As editor of Artibus Asiae, Alexander Soper (1904-1993) set a high standard in scholarship for himself, his peers and subsequent generations of researchers in Asian art. In his more than twenty articles written for the journal, along with numerous reviews, forewords and topical notes, he relentlessly advocated the use of Chinese texts to support analysis of art in all forms. When writing about pictorial representation, however, it could be argued that he presented his most important work to a wider readership of art historians whose field of study focused on Europe. This paper focuses on two pieces Soper published in Art Bulletin: "Early Chinese Landscape Painting" (1941) and "Life-Motion and the Sense of Space in Early Chinese Representational Art" (1948). In these articles, he underscores the applicability of Western methods of analysis—the systematic study of draftsmanship, composition, perspective, style—bolstered by textual exegesis, one might expect in the examination of classical or Christian iconography. Soper also makes liberal references to canonical artists and works to engage non-specialists and, crucially, to raise the perception of Chinese artistic production as equivalent in stature to that of Europe. Soper did not work alone in this project; by drawing attention to ongoing debates among Chinese art scholars, he reinforces the vitality and hence the viability of the field. As many of Soper's assertions have retained their currency, this paper will also consider how current research and pedagogy has retained, adapted and revised these writings on Chinese pictorial arts.

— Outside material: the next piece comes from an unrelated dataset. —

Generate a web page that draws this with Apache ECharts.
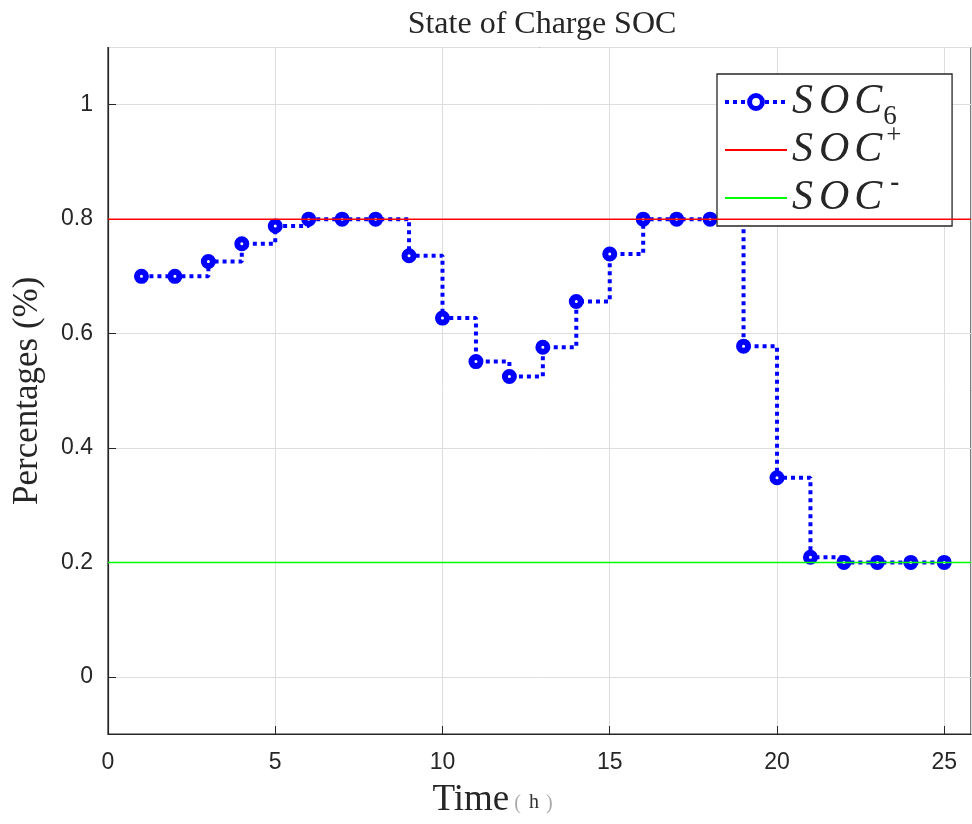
<!DOCTYPE html>
<html>
<head>
<meta charset="utf-8">
<script src="https://cdn.jsdelivr.net/npm/echarts@6/dist/echarts.min.js"></script>
<style>html,body{margin:0;padding:0;background:#fff}#c{width:972px;height:824px}</style>
</head>
<body>
<div id="c"></div>
<script>
const time = [1,2,3,4,5,6,7,8,9,10,11,12,13,14,15,16,17,18,19,20,21,22,23,24,25];
const soc6 = [0.700,0.700,0.726,0.757,0.788,0.800,0.800,0.800,0.736,0.627,0.551,0.525,0.576,0.656,0.739,0.800,0.800,0.800,0.578,0.348,0.209,0.200,0.200,0.200,0.200];
const boundX = [0, 25.8];
const socUpper = [0.8, 0.8];
const socLower = [0.2, 0.2];
const xTicks = [0,5,10,15,20,25];
const yTicks = [0,0.2,0.4,0.6,0.8,1];

const chart = echarts.init(document.getElementById('c'), null, {renderer:'canvas'});
const dark = '#262626';
const serif = '"Liberation Serif", "DejaVu Serif", serif';
const sans = '"Liberation Sans", Arial, sans-serif';
const iBase = {fontFamily:serif, fontStyle:'italic', fontSize:42, color:dark, verticalAlign:'middle', lineHeight:56};
const legendRich = {
  s:Object.assign({}, iBase, {padding:[0,6,0,0]}),
  o:Object.assign({}, iBase, {padding:[0,5,0,0]}),
  c:Object.assign({}, iBase),
  sub:{fontFamily:serif, fontSize:27, color:dark, verticalAlign:'bottom', padding:[0,0,0,1]},
  subx:{fontFamily:serif, fontSize:27, color:'rgba(0,0,0,0)', verticalAlign:'bottom'},
  supp:{fontFamily:serif, fontSize:27, color:dark, verticalAlign:'top', padding:[0,0,0,4]},
  supm:{fontFamily:serif, fontSize:27, fontWeight:'bold', color:dark, verticalAlign:'top', padding:[0,0,0,8]},
  supx:{fontFamily:serif, fontSize:27, color:'rgba(0,0,0,0)', verticalAlign:'top'}
};
const socText = '{s|S}{o|O}{c|C}';
chart.setOption({
  animation:false,
  backgroundColor:'#fff',
  title:{text:'State of Charge SOC', left:537, top:4, textAlign:'center',
    textStyle:{fontFamily:serif, fontWeight:'normal', fontSize:32, color:dark}},
  grid:{left:108, top:47.5, right:1, bottom:86.5, show:true, borderColor:dark, borderWidth:1.2, backgroundColor:'#fff'},
  legend:{
    orient:'vertical', left:717, top:74, itemWidth:62, itemHeight:16, itemGap:-8,
    backgroundColor:'#fff', borderColor:dark, borderWidth:1.3, borderRadius:0,
    padding:[0,37,0,6],
    data:[
      {name:'SOC6', itemStyle:{color:'#ffffff', borderColor:'#0000ff', borderWidth:5}, lineStyle:{width:4, type:[4,4], color:'#0000ff'}},
      {name:'SOC+', itemStyle:{opacity:0}},
      {name:'SOC-', itemStyle:{opacity:0}}
    ],
    formatter:function(n){
      if(n==='SOC6') return socText + '{sub|6}{supx|+}';
      if(n==='SOC+') return socText + '{supp|+}{subx|6}';
      return socText + '{supm|-}{subx|6}';
    },
    textStyle:{rich:legendRich, padding:[0,0,0,0]}
  },
  xAxis:{type:'value', min:boundX[0], max:boundX[1], interval:5,
    name:'{a|Time}{p|(}{h|h}{q|)}', nameLocation:'middle', nameGap:48,
    nameTextStyle:{rich:{
      a:{fontFamily:serif, fontSize:37, color:dark},
      p:{fontFamily:serif, fontSize:20, color:'#aaa', padding:[6,8,0,5]},
      h:{fontFamily:serif, fontSize:20, color:'#333', padding:[4,0,0,0]},
      q:{fontFamily:serif, fontSize:20, color:'#aaa', padding:[6,94,0,7]}
    }},
    axisLine:{show:true, onZero:false, lineStyle:{color:dark, width:1.2}},
    axisTick:{show:true, inside:true, length:8, lineStyle:{color:dark}},
    axisLabel:{fontFamily:sans, fontSize:23, color:dark, margin:17, showMaxLabel:false,
      formatter:function(v){return xTicks.indexOf(v)>=0? String(v):'';}},
    splitLine:{show:true, lineStyle:{color:'#dedede', width:1}}
  },
  yAxis:{type:'value', min:-0.1, max:1.1, splitNumber:6,
    name:'Percentages (%)', nameLocation:'middle', nameGap:63,
    nameTextStyle:{fontFamily:serif, fontSize:35, color:dark},
    axisLine:{show:true, onZero:false, lineStyle:{color:dark, width:1.2}},
    axisTick:{show:true, inside:true, length:8, lineStyle:{color:dark}},
    axisLabel:{fontFamily:sans, fontSize:23, color:dark, margin:15, showMinLabel:false, showMaxLabel:false,
      formatter:function(v){
        for(const t of yTicks){ if(Math.abs(t-v)<1e-6) return String(t); }
        return '';
      }},
    splitLine:{show:true, lineStyle:{color:'#dedede', width:1}}
  },
  series:[
    {name:'SOC6', type:'line', step:'end', data:time.map((t,i)=>[t,soc6[i]]),
      symbol:'circle', symbolSize:9, z:3,
      lineStyle:{color:'#0000ff', width:4, type:[4,4]},
      itemStyle:{color:'#ffffff', borderColor:'#0000ff', borderWidth:6}},
    {name:'SOC+', type:'line', data:boundX.map((x,i)=>[x,socUpper[i]]), symbol:'none', z:4,
      lineStyle:{color:'#ff0000', width:1.5}, itemStyle:{color:'#ff0000'}},
    {name:'SOC-', type:'line', data:boundX.map((x,i)=>[x,socLower[i]]), symbol:'none', z:4,
      lineStyle:{color:'#00ff00', width:1.5}, itemStyle:{color:'#00ff00'}}
  ]
});
</script>
</body>
</html>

Arguably one of Alexander Soper's greatest contributions to the field of Chinese art history is his translation work. In the subfield of Chinese painting studies, many of his translations of Song painting treatises, such as the 11th-century Tuhua jianwen zhi (Experiences in Painting) by Guo Ruoxu, are still exclusively used sixty years later, as no other scholars have published new versions. While Soper's legacy of rigorous Sinological method applied to the study of Chinese painting texts has been employed by a few Western scholars of later generations, some of the critical issues that he raised regarding the translation and understanding of Chinese art criticism and theory remain understudied. This paper will examine Soper's work on Chinese painting texts and reassess his translation work against the current state of the field, in which scholars now enjoy access to a vastly larger number of texts and works of art that in Soper's time. It will also address the following questions: Can a critical history of Chinese painting theory be written? If so, what methodologies are best employed to that end? Can the study of painting texts really shed any light on extant works of art, and, if so, how? By looking into some of the still relatively unexplored areas into which Soper first ventured, as well as aspects of his translation work that need to be updated, this paper will hopefully provoke a discussion of the larger issues pertaining to painting theory in China.